For any valid random variable X of beta distribution, the variance is given:
$Var\lbrack X\rbrack$=$\frac {a\cdot b}{(a+b+1)\cdot(a+b)^{2}}$

proof:
$Var\lbrack X\rbrack$=$E\lbrack X^{2}\rbrack$-$E^{2}\lbrack X\rbrack$, to figure out the variance, the term $E\lbrack X^{2}\rbrack$ should be come out.

$E\lbrack X^{2}\rbrack$
$=\int_{0}^{\infty}x^{2}\cdot\frac {1}{\beta(a,b)}\cdot x^{a-1}\cdot(1-x)^{b-1}\operatorname dx$
$=\int_{0}^{\infty}\frac {1}{\beta(a,b)}\cdot x^{a+1}\cdot(1-x)^{b-1}\operatorname dx$
$=\frac {1}{\beta(a,b)}\cdot\int_{0}^{\infty}x^{a+1}\cdot(1-x)^{b-1}\operatorname dx$
$=\frac {1}{\beta(a,b)}\cdot\beta(a+2,b)$

$Var\lbrack X\rbrack$
$=\frac {1}{\beta(a,b)}\cdot\beta(a+2,b)$-$(\frac {a}{a+b})^{2}$
…after deduction…
$=\frac {a\cdot b}{(a+b+1)\cdot(a+b)^{2}}$

k-th Moment Of Beta Random Variable

$\mu_{k}$

$=E\lbrack X^{k}\rbrack$
$=\frac {\beta(a+k,b)}{\beta(a,b)}$
$={\textstyle\prod_{n=0}^{k-1}}\frac{a+n}{a+b+n}$

proof:
$E\lbrack X^{k}\rbrack$
$=\int_{0}^{\infty}x^{k}\cdot\frac {1}{\beta(a,b)}\cdot x^{a-1}\cdot(1-x)^{b-1}\operatorname dx$
$=\frac {1}{\beta(a,b)}\cdot\int_{0}^{\infty}x^{a+k-1}\cdot(1-x)^{b-1}\operatorname dx$
$=\frac {\Gamma(a+b)}{\Gamma(a)\cdot\Gamma(b)}\cdot\frac {\Gamma(a+k)\cdot\Gamma(b)}{\Gamma(a+b+k)}$
$=\frac {\Gamma(a+b)}{\Gamma(a)\cdot\Gamma(b)}\cdot\frac {(a+k-1)\cdot(a+k-2)…a\cdot\Gamma(a)\cdot\Gamma(b)}{(a+b+k-1)\cdot(a+b+k-2)…(a+b)\cdot\Gamma(a+b)}$
$=\frac {a\cdot(a+1)\cdot(a+2)…(a+k-2)\cdot(a+k-1)}{(a+b)\cdot(a+b+1)…(a+b+k-2)\cdot(a+b+k-1)}$
$={\textstyle\prod_{n=0}^{k-1}}\frac{a+n}{a+b+n}$

Where $X$ is any beta random variable, $x\in X$.

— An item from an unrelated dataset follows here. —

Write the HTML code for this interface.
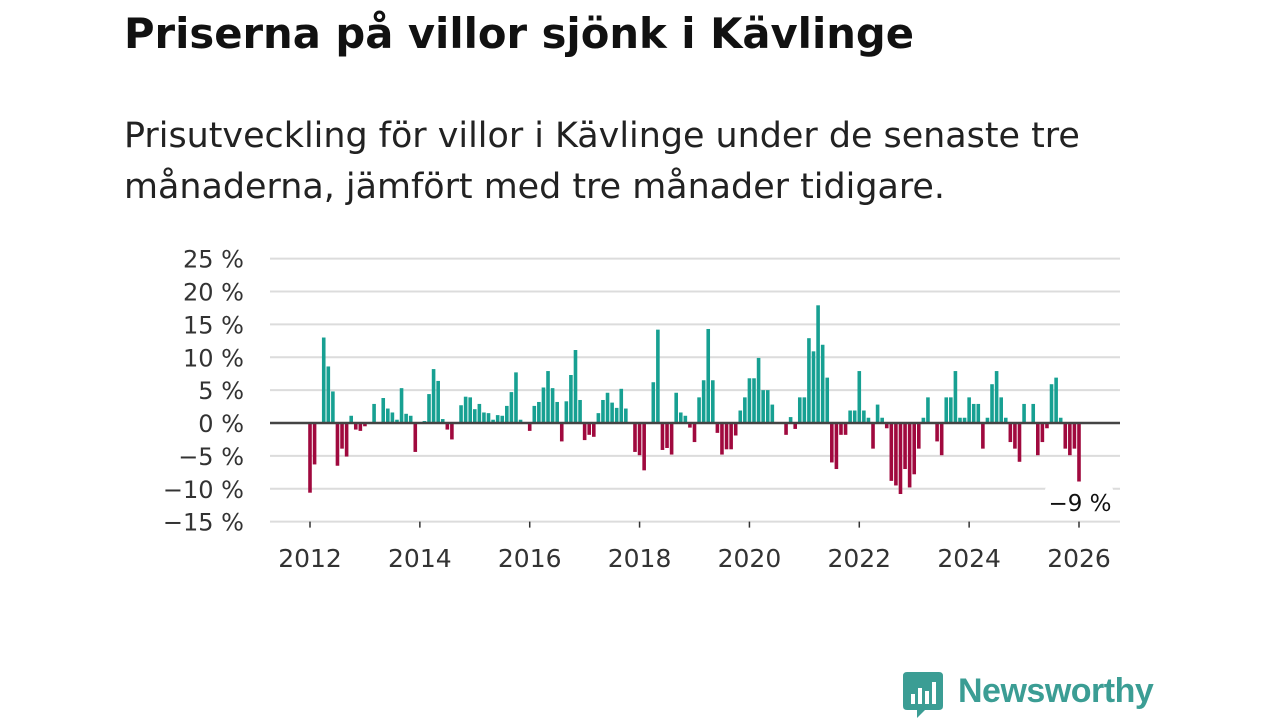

Moment Generating Function Of Beta Random Variable

$M_{X}(t)$

$=\sum_{k=0}^{\infty}\frac {t^{k}}{k!}\cdot\frac {\beta(a+k,b)}{\beta(a,b)}$
$=1+\sum_{k=1}^{\infty}\frac {t^{k}}{k!}\cdot\frac {\beta(a+k,b)}{\beta(a,b)}$

proof:

$M_{X}(t)$

$=\int_{0}^{1}e^{x\cdot t}\cdot\frac {x^{a-1}\cdot(1-x)^{b-1}}{\beta(a,b)}\operatorname dx$…MGF’s definition
$=\frac {1}{\beta(a,b)}\cdot\int_{0}^{1}e^{x\cdot t}\cdot x^{a-1}\cdot(1-x)^{b-1}\operatorname dx$
$=\frac {1}{\beta(a,b)}\cdot\int_{0}^{1}(\sum_{k=0}^{\infty}\frac {(x\cdot t)^{k}}{k!})\cdot x^{a-1}\cdot(1-x)^{b-1}\operatorname dx$
$=\frac {1}{\beta(a,b)}\cdot\sum_{k=0}^{\infty}\int_{0}^{1}\frac {(x\cdot t)^{k}}{k!}\cdot x^{a-1}\cdot(1-x)^{b-1}\operatorname dx$
$=\frac {1}{\beta(a,b)}\cdot\sum_{k=0}^{\infty}\frac {t^{k}}{k!}\int_{0}^{1}x^{k}\cdot x^{a-1}\cdot(1-x)^{b-1}\operatorname dx$
$=\frac {1}{\beta(a,b)}\cdot\sum_{k=0}^{\infty}\frac {t^{k}}{k!}\int_{0}^{1}x^{a+k-1}\cdot(1-x)^{b-1}\operatorname dx$
$=\frac {1}{\beta(a,b)}\cdot\sum_{k=0}^{\infty}\frac {t^{k}}{k!}\cdot\beta(a+k,b)$
$=\sum_{k=0}^{\infty}\frac {t^{k}}{k!}\frac {beta(a+k,b)}{\beta(a,b)}$
$=1+\sum_{k=1}^{\infty}\frac {t^{k}}{k!}\cdot\mu_{k}$
$=1+\sum_{k=1}^{\infty}\frac {t^{k}}{k!}\cdot E\lbrack X^{k}\rbrack$
$=1+\sum_{k=1}^{\infty}\frac {t^{k}}{k!}\cdot{\textstyle\prod_{n=0}^{k-1}}\frac{a+n}{a+b+n}$

Where $X$ is any beta random variable, $x\in X$.